Gaming Thread, Micro-Transactions Culture in Fun Stuff; What are your opinions on micro-transactions? They seem to be the next big thing but certain companies are cocking up ...
12th August 2011, 09:42 AM #1
What are your opinions on micro-transactions? They seem to be the next big thing but certain companies are cocking up the entire business model for everyone else by taking them too far (RE: WoW forcing players to pay extra on top of their subscription for cross server teaming!)
Nice video with some insight into it here:
The Escapist : Video Galleries : Extra Credits : Microtransactions
12th August 2011, 11:35 AM #2
It depends what its for personally, Take wow in your example, things like server transfers, race changes etc I don't see the issue with (Mainly because it doesn't affect others).
Buying items/options etc, e.g. LotRO thingy, Whoever has most cash wins is stupid.
12th August 2011, 11:37 AM #3
To be honest, the whole DLC and stuff like that are (to me) a bad thing for gaming.

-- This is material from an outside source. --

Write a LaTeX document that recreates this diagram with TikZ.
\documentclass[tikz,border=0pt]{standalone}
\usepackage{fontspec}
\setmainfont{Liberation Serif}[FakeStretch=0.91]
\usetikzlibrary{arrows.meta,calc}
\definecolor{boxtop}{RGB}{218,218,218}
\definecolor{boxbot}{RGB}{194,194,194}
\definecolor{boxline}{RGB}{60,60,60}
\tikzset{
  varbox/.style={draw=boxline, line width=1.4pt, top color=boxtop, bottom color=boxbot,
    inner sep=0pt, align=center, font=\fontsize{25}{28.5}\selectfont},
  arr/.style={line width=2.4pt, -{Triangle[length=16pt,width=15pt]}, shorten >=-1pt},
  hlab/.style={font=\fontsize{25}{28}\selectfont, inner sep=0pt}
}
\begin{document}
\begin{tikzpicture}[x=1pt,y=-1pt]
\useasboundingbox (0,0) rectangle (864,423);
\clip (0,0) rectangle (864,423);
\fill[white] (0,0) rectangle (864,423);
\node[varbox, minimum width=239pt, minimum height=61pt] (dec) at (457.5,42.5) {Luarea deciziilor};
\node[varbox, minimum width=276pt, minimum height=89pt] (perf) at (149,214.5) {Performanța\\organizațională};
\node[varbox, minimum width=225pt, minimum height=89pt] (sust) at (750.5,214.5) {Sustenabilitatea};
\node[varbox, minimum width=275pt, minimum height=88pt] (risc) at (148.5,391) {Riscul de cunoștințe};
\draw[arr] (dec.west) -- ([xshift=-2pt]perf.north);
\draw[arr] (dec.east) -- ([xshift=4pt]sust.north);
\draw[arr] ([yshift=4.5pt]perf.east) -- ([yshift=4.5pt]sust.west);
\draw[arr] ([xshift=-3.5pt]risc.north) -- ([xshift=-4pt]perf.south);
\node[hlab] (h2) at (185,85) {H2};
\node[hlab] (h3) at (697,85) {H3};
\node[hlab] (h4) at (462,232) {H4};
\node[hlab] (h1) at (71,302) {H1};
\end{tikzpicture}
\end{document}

Look back at Counterstrike (the original, not source) when it first came out. Every person playing had the choice of the same guns, the same models, and that was it.

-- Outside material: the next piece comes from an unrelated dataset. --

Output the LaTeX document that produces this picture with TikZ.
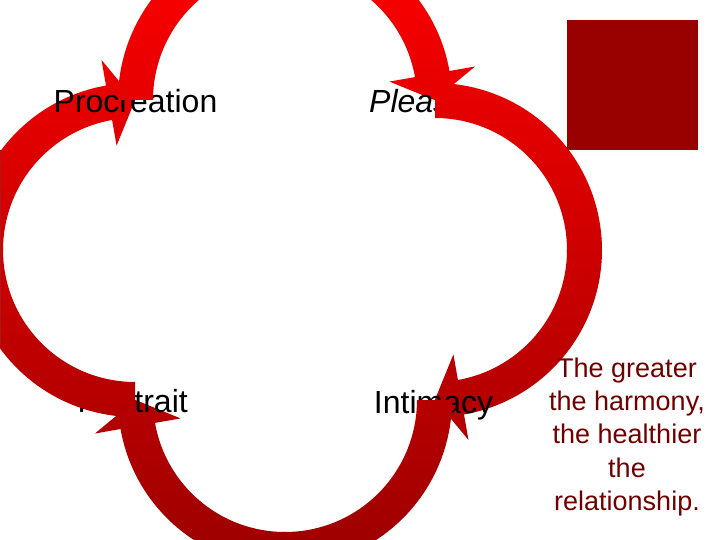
\documentclass[tikz,border=0pt]{standalone}
\usepackage{fontspec}
\setmainfont{Liberation Sans}
\definecolor{arrtop}{RGB}{245,0,0}
\definecolor{arrbot}{RGB}{160,0,0}
\definecolor{sqred}{RGB}{153,0,0}
\definecolor{txtred}{RGB}{112,0,0}
\tikzset{
  arrowshade/.style={top color=arrtop, bottom color=arrbot},
  lbl/.style={font=\fontsize{32}{38}\selectfont, text=black, inner sep=0pt},
  note/.style={font=\fontsize{27}{33.3}\selectfont, text=txtred, align=center, inner sep=0pt}
}
% head half: cx, cy, mid angle, tip angle
\newcommand{\arrHeadHalf}[4]{%
  \begin{scope}
    \clip[shift={(#1,#2)}] (#3:167) arc[start angle=#3, end angle=#4+10, radius=167]
      -- (#4+10:193) -- (#4:149.5) -- (#4+10:106) -- (#4+10:132)
      arc[start angle=#4+10, end angle=#3, radius=132] -- cycle;
    \shade[arrowshade] (0,0) rectangle (720,-540);
  \end{scope}}
% tail half: cx, cy, start angle, mid angle
\newcommand{\arrTailHalf}[4]{%
  \begin{scope}
    \clip[shift={(#1,#2)}] (#3:167) arc[start angle=#3, end angle=#4-1, radius=167]
      -- (#4-1:132) arc[start angle=#4-1, end angle=#3, radius=132] -- cycle;
    \shade[arrowshade] (0,0) rectangle (720,-540);
  \end{scope}}
\begin{document}
\begin{tikzpicture}[x=1pt, y=1pt]
  \useasboundingbox (0,0) rectangle (720,-540);
  \clip (0,0) rectangle (720,-540);
  % arrow heads (with second half of each arc)
  \arrHeadHalf{285}{-100}{90}{0}
  \arrHeadHalf{435}{-250}{0}{-90}
  \arrHeadHalf{285}{-400}{-90}{-180}
  \arrHeadHalf{135}{-250}{-180}{-270}
  % labels
  \node[lbl, anchor=base] (procreation) at (135.5,-113) {Procreation};
  \node[lbl, anchor=base west] (pleasure) at (369,-113) {\itshape Pleasure};
  \node[lbl, anchor=base] (intimacy) at (433.5,-413) {Intimacy};
  \node[lbl, anchor=base east] (restrait) at (188,-412.5) {Restrait};
  % arrow tails (first half of each arc)
  \arrTailHalf{285}{-100}{180}{90}
  \arrTailHalf{435}{-250}{90}{0}
  \arrTailHalf{285}{-400}{0}{-90}
  \arrTailHalf{135}{-250}{-90}{-180}
  % thin edge line at the left border
  \draw[arrbot!90!white, line width=0.8pt] (0.4,-150) -- (0.4,-346);
  % square and note
  \fill[sqred] (567,-20) rectangle (698,-150);
  \node[note, anchor=north] (harmony) at (627,-357.5)
    {The greater\\the harmony,\\the healthier\\the\\relationship.};
\end{tikzpicture}
\end{document}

Now you get a call of duty game and some people will have a super special laser sight because they pre-ordered on steam, some will have a gun that fires liquid death because they pre-ordered from another site, some will have a man wearing a funny t shirt because they bought the call of duty super pack, some will have a tank because they paid the £3 extra for it. it dilutes the experience too much.
but then i also disagree with the ranking system too. years ago, you knew the best players on certain games just by name, you knew them. its sort of like kids now need some sort of visual indication they are doing well.....you killed 10 people, you can now set off a nuclear bomb in a toilet.
if they want to base the game on more realistic efforts, have a team of say 10 people were only one is able to command all the special attacks, regardless of who on the team earns it. so you may have earned an airstrike, but your commanding officer decides when to call it. not the grunt who ran into a room with just a pistol and got lucky.
(apologies if this already happens in online games, i haven't played online war games in years)
12th August 2011, 03:22 PM #4
Call of Duty is a prime example of publisher's going on a "free for all gouge-fest" of our wallets. I won't be buying any CoD DLC for a long time.
I am of the opinion that, if done properly, micro-transactions will be a good thing for the industry. Spiral Knights has a neat system where you can buy energy to play the game (it's used for level transitions, crafting, etc) or play only on the free energy you get every 24 hours. If you buy energy and don't play for a month, you still have that paid for "time" in-game unlike a subscription where after a month, the time has effectively gone regardless of how long you played during the month. Free players take part, paid players get that bit more time in-world.
Companies need to do it responsibly though. Paying for a subscription and/or fronting a high fee to buy the game then being forced to buy items from a store won't work. Likewise, never giving free players anything won't work either as there has to be a carrot and everyone likes a free costume item arriving in their inventory (sometimes getting players to actually look at the store as a bonus or want more items). Big publishers have a hard time with that idea though...
13th August 2011, 04:34 AM #5
I like to use Alan Wake as an example of this done right, the game was initially cheaper and contained a cert for the first DLC free, the second was reasonably priced and was good in its own right. Unforutunatly there won't be an Alan Wake two but rather some weird hybrid experiment due to the thick marketing department releasing the game on the same day as a game from one of the more major studios causing lower than deserved sales.